The world condemns stoning in Iran
The campaign to save Sakineh Ashtiani puts the Tehran regime under pressure – Five people have been executed for adultery since 2002, despite the treaty with EU
Sakineh Ashtiani -a 43 years old Iranian woman- is accused of adultery. Her life hangs in the balance. Although the Iranian Embassy in London said she would not be stoned, Tehran has not confirmed this information as of yesterday. The international community has expressed its outrage against this barbaric practice within the Iranian Penal Code. Despite the moratorium on the use of stoning for adulterers agreed with the European Union in 2002, Iran executed at least 5 people since then. Human rights activists denounced Iran’s extensive use of the death penalty, even for homosexuals and minors.
In it’s first public statement by the Iranian government regarding Ashtiani’s case, Iranian Embassy in London issued a statement denying “the false news” and assured that “according to information from the relevant judicial authorities, she will not be stoned”. The woman was sentenced to 99 lashes for “illicit relationship” with the alleged murderer of her husband in 2006. However, during her trial, the judge decided to reopen the case and despite a lack of witnesses, concluded that the relationship had occurred during the life of the deceased therefore it constituted “adultery” and decided for death by stoning.
Neither her complaint that she had been coerced into confessing her the crime, nor her application for pardon or clemency petitions by her 2 children have moved the authorities. Sajad, 22, and Farideh, 17, have always claimed the innocence of their mother. This is an unusual and brave step as the majority of families turn their backs on women accused of adultery with an outdated sense of honor. Having exhausted all legal options, both she and her lawyer Mohammad Mostafaei, turned to human rights organizations and launched an international campaign to save Ashtiani.
It was this mobilization and the announcement of demonstrations to be held outside Iranian Embassies in the major European cities that caused the diplomatic legation in London to react yesterday. Neither her children nor her counsel received any communication from judicial officials. “I have not been informed that the sentence is suspended. My client is still in jail” Mostafaei told to the Agency France Presse. Like Ashtiani, there are at least 15 other people, 12 women and three men, waiting to be stoned, according to activists. “I have seen the statement from the Embassy. It is an attempt to coil international outrage and the campaign against stoning”, suggests Hadi Ghaemi, director of the International Campaign for Human Rights in Iran.
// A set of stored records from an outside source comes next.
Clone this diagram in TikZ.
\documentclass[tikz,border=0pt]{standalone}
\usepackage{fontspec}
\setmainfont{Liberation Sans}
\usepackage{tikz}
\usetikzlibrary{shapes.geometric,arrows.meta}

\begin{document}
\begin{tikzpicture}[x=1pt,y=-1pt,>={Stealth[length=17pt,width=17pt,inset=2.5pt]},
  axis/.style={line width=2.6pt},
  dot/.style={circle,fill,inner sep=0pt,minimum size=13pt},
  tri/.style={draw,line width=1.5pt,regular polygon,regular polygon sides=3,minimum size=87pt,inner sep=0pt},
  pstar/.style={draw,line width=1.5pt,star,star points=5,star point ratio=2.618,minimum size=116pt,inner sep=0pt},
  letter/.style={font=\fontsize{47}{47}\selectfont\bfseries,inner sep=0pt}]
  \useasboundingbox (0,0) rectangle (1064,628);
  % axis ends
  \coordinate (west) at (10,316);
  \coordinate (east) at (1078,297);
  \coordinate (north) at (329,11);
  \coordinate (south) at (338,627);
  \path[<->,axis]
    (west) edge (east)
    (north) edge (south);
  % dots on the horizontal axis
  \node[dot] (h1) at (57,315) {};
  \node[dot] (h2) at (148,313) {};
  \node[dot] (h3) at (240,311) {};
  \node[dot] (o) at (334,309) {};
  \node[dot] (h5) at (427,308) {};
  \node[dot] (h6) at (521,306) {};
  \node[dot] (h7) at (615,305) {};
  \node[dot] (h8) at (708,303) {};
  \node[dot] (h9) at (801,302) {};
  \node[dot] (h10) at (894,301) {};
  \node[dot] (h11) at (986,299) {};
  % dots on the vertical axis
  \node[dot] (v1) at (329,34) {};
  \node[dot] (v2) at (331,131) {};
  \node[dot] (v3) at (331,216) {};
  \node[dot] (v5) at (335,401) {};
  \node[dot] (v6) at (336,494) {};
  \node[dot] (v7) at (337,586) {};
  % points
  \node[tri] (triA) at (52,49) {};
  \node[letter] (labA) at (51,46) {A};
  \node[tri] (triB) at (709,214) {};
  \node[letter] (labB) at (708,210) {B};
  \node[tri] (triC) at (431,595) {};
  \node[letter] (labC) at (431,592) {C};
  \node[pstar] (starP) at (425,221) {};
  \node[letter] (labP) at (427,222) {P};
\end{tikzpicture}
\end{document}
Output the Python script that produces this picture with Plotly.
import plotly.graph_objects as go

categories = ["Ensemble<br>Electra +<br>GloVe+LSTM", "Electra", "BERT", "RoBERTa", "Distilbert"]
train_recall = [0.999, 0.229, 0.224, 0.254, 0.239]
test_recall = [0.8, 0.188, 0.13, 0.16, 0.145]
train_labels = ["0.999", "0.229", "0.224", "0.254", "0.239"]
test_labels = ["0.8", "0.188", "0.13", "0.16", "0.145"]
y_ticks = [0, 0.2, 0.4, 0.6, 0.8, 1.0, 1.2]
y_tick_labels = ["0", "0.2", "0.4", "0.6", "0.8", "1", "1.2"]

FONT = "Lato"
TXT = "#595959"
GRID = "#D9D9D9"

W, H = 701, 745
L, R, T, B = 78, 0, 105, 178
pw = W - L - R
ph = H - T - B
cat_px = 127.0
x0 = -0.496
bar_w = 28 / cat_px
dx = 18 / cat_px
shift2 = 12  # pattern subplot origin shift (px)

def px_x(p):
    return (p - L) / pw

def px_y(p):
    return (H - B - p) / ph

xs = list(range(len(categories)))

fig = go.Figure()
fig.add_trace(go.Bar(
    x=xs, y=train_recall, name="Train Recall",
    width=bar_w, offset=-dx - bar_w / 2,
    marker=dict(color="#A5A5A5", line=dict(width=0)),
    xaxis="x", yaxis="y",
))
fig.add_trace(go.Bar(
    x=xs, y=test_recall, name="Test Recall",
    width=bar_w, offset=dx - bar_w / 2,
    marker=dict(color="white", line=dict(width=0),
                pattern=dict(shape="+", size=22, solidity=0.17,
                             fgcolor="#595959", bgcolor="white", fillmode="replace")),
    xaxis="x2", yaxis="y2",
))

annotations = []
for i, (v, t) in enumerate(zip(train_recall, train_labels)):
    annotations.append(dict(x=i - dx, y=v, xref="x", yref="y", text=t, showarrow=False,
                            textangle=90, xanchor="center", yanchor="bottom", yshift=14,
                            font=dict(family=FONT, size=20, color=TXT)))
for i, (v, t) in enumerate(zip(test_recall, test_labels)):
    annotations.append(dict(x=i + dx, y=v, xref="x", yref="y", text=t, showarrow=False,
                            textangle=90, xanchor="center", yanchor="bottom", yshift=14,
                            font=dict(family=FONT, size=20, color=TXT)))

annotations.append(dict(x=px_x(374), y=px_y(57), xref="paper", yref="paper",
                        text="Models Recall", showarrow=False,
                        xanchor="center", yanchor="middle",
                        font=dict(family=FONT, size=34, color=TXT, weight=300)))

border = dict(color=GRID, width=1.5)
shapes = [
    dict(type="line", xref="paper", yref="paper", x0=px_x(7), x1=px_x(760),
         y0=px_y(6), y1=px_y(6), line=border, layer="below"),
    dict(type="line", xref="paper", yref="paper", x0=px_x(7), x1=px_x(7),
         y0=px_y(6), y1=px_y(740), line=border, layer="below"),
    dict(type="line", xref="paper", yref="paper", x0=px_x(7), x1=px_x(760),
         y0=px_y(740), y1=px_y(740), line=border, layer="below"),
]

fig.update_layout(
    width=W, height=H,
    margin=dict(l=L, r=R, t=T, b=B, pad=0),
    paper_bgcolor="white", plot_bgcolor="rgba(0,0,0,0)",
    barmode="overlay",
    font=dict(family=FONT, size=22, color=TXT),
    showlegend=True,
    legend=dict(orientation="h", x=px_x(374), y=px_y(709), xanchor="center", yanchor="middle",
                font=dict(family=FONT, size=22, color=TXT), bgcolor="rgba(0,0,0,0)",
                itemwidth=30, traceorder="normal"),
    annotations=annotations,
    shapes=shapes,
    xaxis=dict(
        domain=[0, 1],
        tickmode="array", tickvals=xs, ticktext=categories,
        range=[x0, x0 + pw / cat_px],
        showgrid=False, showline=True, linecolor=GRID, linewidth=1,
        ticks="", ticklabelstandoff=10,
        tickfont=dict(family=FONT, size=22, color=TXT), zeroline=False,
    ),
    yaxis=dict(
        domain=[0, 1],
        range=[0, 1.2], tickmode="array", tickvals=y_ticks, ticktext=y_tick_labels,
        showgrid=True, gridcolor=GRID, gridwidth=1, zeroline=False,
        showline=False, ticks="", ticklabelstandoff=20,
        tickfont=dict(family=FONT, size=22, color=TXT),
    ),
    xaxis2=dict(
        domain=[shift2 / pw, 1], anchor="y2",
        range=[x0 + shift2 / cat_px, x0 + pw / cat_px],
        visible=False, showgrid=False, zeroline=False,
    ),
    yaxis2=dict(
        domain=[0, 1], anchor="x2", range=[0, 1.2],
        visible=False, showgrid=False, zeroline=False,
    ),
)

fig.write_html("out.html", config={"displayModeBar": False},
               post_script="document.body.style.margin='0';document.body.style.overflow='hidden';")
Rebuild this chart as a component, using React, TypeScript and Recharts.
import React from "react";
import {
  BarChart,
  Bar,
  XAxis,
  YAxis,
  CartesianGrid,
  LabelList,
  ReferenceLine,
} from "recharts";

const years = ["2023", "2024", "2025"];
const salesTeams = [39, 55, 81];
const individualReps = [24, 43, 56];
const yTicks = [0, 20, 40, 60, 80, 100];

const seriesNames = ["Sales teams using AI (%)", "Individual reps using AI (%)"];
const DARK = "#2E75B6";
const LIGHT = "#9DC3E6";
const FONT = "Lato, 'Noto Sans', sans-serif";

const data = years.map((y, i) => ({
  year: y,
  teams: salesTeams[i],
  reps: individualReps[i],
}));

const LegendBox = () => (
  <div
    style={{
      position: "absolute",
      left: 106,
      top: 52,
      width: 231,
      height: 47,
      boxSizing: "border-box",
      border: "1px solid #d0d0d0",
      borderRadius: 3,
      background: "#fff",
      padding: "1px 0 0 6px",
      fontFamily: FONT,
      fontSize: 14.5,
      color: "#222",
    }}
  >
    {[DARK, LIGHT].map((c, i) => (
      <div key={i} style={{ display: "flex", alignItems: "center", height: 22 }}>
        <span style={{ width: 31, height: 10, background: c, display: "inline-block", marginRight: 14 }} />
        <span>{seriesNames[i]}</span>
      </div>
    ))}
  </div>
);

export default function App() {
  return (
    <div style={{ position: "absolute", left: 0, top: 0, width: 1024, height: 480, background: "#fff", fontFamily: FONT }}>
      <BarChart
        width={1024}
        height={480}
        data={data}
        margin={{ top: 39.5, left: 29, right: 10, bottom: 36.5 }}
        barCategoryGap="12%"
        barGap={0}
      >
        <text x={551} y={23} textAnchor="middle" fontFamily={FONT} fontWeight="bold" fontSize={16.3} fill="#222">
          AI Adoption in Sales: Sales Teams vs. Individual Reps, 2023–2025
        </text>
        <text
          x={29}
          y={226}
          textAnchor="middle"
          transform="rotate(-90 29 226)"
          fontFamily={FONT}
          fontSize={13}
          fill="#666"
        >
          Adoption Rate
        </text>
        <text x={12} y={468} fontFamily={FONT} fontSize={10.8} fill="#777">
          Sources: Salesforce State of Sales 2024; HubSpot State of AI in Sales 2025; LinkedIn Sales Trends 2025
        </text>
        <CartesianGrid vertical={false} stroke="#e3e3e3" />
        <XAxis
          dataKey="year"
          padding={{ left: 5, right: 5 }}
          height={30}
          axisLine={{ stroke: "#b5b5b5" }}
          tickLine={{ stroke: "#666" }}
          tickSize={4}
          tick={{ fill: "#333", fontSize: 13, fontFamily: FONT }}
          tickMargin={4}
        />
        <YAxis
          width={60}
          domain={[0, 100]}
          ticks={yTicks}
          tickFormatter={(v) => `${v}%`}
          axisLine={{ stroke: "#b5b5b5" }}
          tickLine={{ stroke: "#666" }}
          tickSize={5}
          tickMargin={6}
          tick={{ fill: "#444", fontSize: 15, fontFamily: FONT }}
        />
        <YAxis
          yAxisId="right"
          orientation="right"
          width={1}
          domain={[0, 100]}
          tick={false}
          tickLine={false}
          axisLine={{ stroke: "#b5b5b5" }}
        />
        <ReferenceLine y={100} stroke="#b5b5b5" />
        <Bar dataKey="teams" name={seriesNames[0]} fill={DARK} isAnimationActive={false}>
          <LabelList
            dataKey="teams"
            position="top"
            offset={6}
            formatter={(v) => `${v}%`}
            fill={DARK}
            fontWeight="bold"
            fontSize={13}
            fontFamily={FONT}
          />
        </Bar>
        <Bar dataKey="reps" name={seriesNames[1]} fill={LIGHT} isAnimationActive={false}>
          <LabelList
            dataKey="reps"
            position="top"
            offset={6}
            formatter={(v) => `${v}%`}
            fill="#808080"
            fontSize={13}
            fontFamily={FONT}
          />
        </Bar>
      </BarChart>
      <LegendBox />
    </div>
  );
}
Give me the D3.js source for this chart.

In any case, Ghaemi argues in an e-mail that “there is no doubt that the sentence of death by stoning has been issued”.
The international impact of the case has put the Iranian authorities under pressure. The British Government, the EU External Representative, Lady Ashton, and 80 persons including former U.S. Secretary of State Condoleezza Rice and Nobel peace laureate José Ramos-Horta have denounced Iran’s barbarism. The cruelty of its Penal Code is an extremely sensitive subject. In theory Iran’s laws are based on Sharia, or Islamic law. However, there are more and more voices that challenge the political use of the law. For observers it has not gone unnoticed that the use of death penalty has risen in parallel with the restrictions on civil liberties since the rise to power of President Mahmoud Ahmadinejad.
According to Amnesty International, Iran has executed 388 people last year, the second largest number after China, which has 20 times the population. Iran carried out at least 126 executions this year. The most common method is by hanging.In addition to all the doubt regarding Iran’s judicial process, human rights defenders present its explicit violations of international conventions that it has signed, such as the executions of minors.
Iranian spokesmen deny this charge because the judicial authorities wait until the inmates are 18 years old in order to carry out the sentences imposed for crimes committed earlier. Such is the case of Mohammad Reza Haddadi, who was sentenced to death for murder in 2004 when he was 15 years old and his execution by hanging was to be carried out last Wednesday. As in other cases, Haddadi retracted his initial confession and the two others involved in the crime also testified to his innocence.
According to Amnesty, at least 46 people that have been executed for crimes committed as minors.
Another bloody chapter is that of homosexuals. While being a homosexual in itself is not a crime in the Islamic Republic of Iran, it is punished as sex outside of marriage. Executions of gays are often carried out with or without cause. When a cause is presented it’s usually rape, murder or drug trafficking. All of which are punishable by death. Such is the case of Ebrahim Hamidi, who according to the Iranian Queer Organization based in Canada, has been sentenced to death for sodomy “without any evidence and after having been tortured”. Sometimes they add the charge of homosexual to political dissidents in an apparent attempt to discredit them in front of the society that is very reluctant to accept this lifestyle.